[BEGIN Data block]
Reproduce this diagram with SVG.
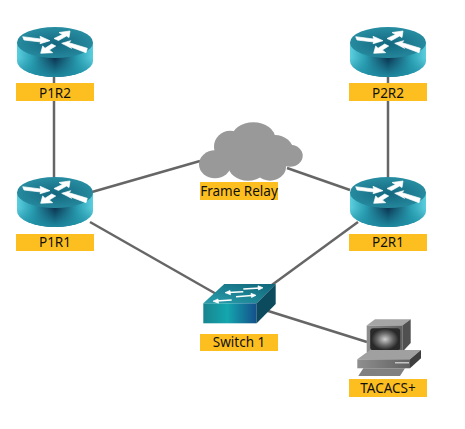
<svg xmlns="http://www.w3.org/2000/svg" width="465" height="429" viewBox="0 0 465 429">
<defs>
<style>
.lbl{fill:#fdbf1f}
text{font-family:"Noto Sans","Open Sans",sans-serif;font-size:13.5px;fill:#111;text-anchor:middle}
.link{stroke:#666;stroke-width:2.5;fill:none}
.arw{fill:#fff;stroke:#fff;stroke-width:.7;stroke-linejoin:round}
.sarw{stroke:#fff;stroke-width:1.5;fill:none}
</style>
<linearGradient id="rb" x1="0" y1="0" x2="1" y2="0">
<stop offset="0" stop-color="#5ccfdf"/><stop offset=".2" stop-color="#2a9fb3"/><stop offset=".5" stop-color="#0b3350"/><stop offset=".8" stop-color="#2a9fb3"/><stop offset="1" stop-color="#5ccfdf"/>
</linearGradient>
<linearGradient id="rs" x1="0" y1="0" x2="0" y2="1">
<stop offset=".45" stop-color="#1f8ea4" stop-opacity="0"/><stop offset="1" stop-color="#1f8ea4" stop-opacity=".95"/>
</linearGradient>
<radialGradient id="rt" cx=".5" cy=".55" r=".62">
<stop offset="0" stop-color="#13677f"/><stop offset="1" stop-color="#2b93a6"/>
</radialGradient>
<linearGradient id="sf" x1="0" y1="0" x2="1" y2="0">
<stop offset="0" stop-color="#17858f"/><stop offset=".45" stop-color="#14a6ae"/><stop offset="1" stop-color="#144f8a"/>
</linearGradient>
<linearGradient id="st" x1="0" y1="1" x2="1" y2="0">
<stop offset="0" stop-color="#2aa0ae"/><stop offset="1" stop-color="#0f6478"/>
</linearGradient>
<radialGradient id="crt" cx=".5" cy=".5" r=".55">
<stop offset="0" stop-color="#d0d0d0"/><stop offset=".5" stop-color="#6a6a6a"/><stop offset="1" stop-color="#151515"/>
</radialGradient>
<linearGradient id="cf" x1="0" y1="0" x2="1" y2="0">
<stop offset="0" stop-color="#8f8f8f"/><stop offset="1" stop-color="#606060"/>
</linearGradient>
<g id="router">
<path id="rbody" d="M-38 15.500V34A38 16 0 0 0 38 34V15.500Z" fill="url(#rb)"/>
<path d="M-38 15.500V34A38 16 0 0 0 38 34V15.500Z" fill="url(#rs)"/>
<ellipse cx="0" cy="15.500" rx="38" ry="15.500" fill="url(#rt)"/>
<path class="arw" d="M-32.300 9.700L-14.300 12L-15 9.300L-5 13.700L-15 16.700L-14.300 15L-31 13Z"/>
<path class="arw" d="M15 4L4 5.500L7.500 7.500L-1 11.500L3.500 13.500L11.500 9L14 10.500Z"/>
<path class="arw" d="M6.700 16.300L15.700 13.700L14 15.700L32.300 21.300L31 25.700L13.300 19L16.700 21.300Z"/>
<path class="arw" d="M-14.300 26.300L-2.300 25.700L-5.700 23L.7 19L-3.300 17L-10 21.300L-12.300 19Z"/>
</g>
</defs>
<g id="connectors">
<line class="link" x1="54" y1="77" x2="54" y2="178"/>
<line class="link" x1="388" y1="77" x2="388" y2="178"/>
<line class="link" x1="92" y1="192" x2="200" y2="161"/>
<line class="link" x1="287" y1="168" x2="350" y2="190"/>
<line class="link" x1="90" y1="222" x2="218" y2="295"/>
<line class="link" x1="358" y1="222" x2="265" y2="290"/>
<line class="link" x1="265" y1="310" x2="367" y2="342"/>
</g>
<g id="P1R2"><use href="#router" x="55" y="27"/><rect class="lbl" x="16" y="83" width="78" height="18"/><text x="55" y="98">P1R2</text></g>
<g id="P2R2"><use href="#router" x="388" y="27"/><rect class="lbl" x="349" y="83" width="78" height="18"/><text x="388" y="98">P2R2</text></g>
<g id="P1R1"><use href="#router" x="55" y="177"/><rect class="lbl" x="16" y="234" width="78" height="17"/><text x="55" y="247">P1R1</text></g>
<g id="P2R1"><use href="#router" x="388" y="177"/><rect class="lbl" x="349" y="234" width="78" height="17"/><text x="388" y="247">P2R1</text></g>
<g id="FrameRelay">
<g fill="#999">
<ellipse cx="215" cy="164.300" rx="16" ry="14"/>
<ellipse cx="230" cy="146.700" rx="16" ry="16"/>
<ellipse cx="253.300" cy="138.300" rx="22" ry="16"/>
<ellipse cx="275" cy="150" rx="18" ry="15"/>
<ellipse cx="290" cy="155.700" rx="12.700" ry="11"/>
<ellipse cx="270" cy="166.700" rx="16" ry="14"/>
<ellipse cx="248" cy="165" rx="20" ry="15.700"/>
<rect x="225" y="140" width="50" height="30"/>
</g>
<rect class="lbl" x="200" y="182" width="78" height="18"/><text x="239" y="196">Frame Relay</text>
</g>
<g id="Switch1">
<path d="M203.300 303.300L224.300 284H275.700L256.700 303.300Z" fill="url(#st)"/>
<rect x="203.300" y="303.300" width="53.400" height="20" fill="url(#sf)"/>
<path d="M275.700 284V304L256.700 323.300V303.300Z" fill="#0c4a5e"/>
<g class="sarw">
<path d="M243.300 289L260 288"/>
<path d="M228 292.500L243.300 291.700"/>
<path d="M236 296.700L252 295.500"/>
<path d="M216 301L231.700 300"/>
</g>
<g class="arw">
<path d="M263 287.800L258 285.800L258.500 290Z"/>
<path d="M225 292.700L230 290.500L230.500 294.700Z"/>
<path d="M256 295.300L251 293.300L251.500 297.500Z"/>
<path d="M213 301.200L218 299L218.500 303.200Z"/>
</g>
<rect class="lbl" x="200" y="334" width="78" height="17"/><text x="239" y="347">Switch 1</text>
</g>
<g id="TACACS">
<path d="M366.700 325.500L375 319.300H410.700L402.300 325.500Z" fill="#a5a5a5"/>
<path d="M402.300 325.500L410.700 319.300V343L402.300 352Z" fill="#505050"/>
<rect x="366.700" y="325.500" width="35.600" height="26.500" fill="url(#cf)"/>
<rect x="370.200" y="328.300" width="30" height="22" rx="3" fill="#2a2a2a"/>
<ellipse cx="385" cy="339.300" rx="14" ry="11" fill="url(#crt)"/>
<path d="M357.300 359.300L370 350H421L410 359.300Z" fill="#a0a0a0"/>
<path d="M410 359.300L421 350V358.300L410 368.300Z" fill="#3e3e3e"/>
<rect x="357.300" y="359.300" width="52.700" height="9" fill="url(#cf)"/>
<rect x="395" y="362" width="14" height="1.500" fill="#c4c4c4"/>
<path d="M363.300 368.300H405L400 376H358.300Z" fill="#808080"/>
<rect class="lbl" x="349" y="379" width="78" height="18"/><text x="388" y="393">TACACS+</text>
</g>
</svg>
[END Data block]
Quote in full the listing given above; the images are to be left out.

Reproduce this diagram with SVG.
<svg xmlns="http://www.w3.org/2000/svg" width="465" height="429" viewBox="0 0 465 429">
<defs>
<style>
.lbl{fill:#fdbf1f}
text{font-family:"Noto Sans","Open Sans",sans-serif;font-size:13.5px;fill:#111;text-anchor:middle}
.link{stroke:#666;stroke-width:2.5;fill:none}
.arw{fill:#fff;stroke:#fff;stroke-width:.7;stroke-linejoin:round}
.sarw{stroke:#fff;stroke-width:1.5;fill:none}
</style>
<linearGradient id="rb" x1="0" y1="0" x2="1" y2="0">
<stop offset="0" stop-color="#5ccfdf"/><stop offset=".2" stop-color="#2a9fb3"/><stop offset=".5" stop-color="#0b3350"/><stop offset=".8" stop-color="#2a9fb3"/><stop offset="1" stop-color="#5ccfdf"/>
</linearGradient>
<linearGradient id="rs" x1="0" y1="0" x2="0" y2="1">
<stop offset=".45" stop-color="#1f8ea4" stop-opacity="0"/><stop offset="1" stop-color="#1f8ea4" stop-opacity=".95"/>
</linearGradient>
<radialGradient id="rt" cx=".5" cy=".55" r=".62">
<stop offset="0" stop-color="#13677f"/><stop offset="1" stop-color="#2b93a6"/>
</radialGradient>
<linearGradient id="sf" x1="0" y1="0" x2="1" y2="0">
<stop offset="0" stop-color="#17858f"/><stop offset=".45" stop-color="#14a6ae"/><stop offset="1" stop-color="#144f8a"/>
</linearGradient>
<linearGradient id="st" x1="0" y1="1" x2="1" y2="0">
<stop offset="0" stop-color="#2aa0ae"/><stop offset="1" stop-color="#0f6478"/>
</linearGradient>
<radialGradient id="crt" cx=".5" cy=".5" r=".55">
<stop offset="0" stop-color="#d0d0d0"/><stop offset=".5" stop-color="#6a6a6a"/><stop offset="1" stop-color="#151515"/>
</radialGradient>
<linearGradient id="cf" x1="0" y1="0" x2="1" y2="0">
<stop offset="0" stop-color="#8f8f8f"/><stop offset="1" stop-color="#606060"/>
</linearGradient>
<g id="router">
<path id="rbody" d="M-38 15.500V34A38 16 0 0 0 38 34V15.500Z" fill="url(#rb)"/>
<path d="M-38 15.500V34A38 16 0 0 0 38 34V15.500Z" fill="url(#rs)"/>
<ellipse cx="0" cy="15.500" rx="38" ry="15.500" fill="url(#rt)"/>
<path class="arw" d="M-32.300 9.700L-14.300 12L-15 9.300L-5 13.700L-15 16.700L-14.300 15L-31 13Z"/>
<path class="arw" d="M15 4L4 5.500L7.500 7.500L-1 11.500L3.500 13.500L11.500 9L14 10.500Z"/>
<path class="arw" d="M6.700 16.300L15.700 13.700L14 15.700L32.300 21.300L31 25.700L13.300 19L16.700 21.300Z"/>
<path class="arw" d="M-14.300 26.300L-2.300 25.700L-5.700 23L.7 19L-3.300 17L-10 21.300L-12.300 19Z"/>
</g>
</defs>
<g id="connectors">
<line class="link" x1="54" y1="77" x2="54" y2="178"/>
<line class="link" x1="388" y1="77" x2="388" y2="178"/>
<line class="link" x1="92" y1="192" x2="200" y2="161"/>
<line class="link" x1="287" y1="168" x2="350" y2="190"/>
<line class="link" x1="90" y1="222" x2="218" y2="295"/>
<line class="link" x1="358" y1="222" x2="265" y2="290"/>
<line class="link" x1="265" y1="310" x2="367" y2="342"/>
</g>
<g id="P1R2"><use href="#router" x="55" y="27"/><rect class="lbl" x="16" y="83" width="78" height="18"/><text x="55" y="98">P1R2</text></g>
<g id="P2R2"><use href="#router" x="388" y="27"/><rect class="lbl" x="349" y="83" width="78" height="18"/><text x="388" y="98">P2R2</text></g>
<g id="P1R1"><use href="#router" x="55" y="177"/><rect class="lbl" x="16" y="234" width="78" height="17"/><text x="55" y="247">P1R1</text></g>
<g id="P2R1"><use href="#router" x="388" y="177"/><rect class="lbl" x="349" y="234" width="78" height="17"/><text x="388" y="247">P2R1</text></g>
<g id="FrameRelay">
<g fill="#999">
<ellipse cx="215" cy="164.300" rx="16" ry="14"/>
<ellipse cx="230" cy="146.700" rx="16" ry="16"/>
<ellipse cx="253.300" cy="138.300" rx="22" ry="16"/>
<ellipse cx="275" cy="150" rx="18" ry="15"/>
<ellipse cx="290" cy="155.700" rx="12.700" ry="11"/>
<ellipse cx="270" cy="166.700" rx="16" ry="14"/>
<ellipse cx="248" cy="165" rx="20" ry="15.700"/>
<rect x="225" y="140" width="50" height="30"/>
</g>
<rect class="lbl" x="200" y="182" width="78" height="18"/><text x="239" y="196">Frame Relay</text>
</g>
<g id="Switch1">
<path d="M203.300 303.300L224.300 284H275.700L256.700 303.300Z" fill="url(#st)"/>
<rect x="203.300" y="303.300" width="53.400" height="20" fill="url(#sf)"/>
<path d="M275.700 284V304L256.700 323.300V303.300Z" fill="#0c4a5e"/>
<g class="sarw">
<path d="M243.300 289L260 288"/>
<path d="M228 292.500L243.300 291.700"/>
<path d="M236 296.700L252 295.500"/>
<path d="M216 301L231.700 300"/>
</g>
<g class="arw">
<path d="M263 287.800L258 285.800L258.500 290Z"/>
<path d="M225 292.700L230 290.500L230.500 294.700Z"/>
<path d="M256 295.300L251 293.300L251.500 297.500Z"/>
<path d="M213 301.200L218 299L218.500 303.200Z"/>
</g>
<rect class="lbl" x="200" y="334" width="78" height="17"/><text x="239" y="347">Switch 1</text>
</g>
<g id="TACACS">
<path d="M366.700 325.500L375 319.300H410.700L402.300 325.500Z" fill="#a5a5a5"/>
<path d="M402.300 325.500L410.700 319.300V343L402.300 352Z" fill="#505050"/>
<rect x="366.700" y="325.500" width="35.600" height="26.500" fill="url(#cf)"/>
<rect x="370.200" y="328.300" width="30" height="22" rx="3" fill="#2a2a2a"/>
<ellipse cx="385" cy="339.300" rx="14" ry="11" fill="url(#crt)"/>
<path d="M357.300 359.300L370 350H421L410 359.300Z" fill="#a0a0a0"/>
<path d="M410 359.300L421 350V358.300L410 368.300Z" fill="#3e3e3e"/>
<rect x="357.300" y="359.300" width="52.700" height="9" fill="url(#cf)"/>
<rect x="395" y="362" width="14" height="1.500" fill="#c4c4c4"/>
<path d="M363.300 368.300H405L400 376H358.300Z" fill="#808080"/>
<rect class="lbl" x="349" y="379" width="78" height="18"/><text x="388" y="393">TACACS+</text>
</g>
</svg>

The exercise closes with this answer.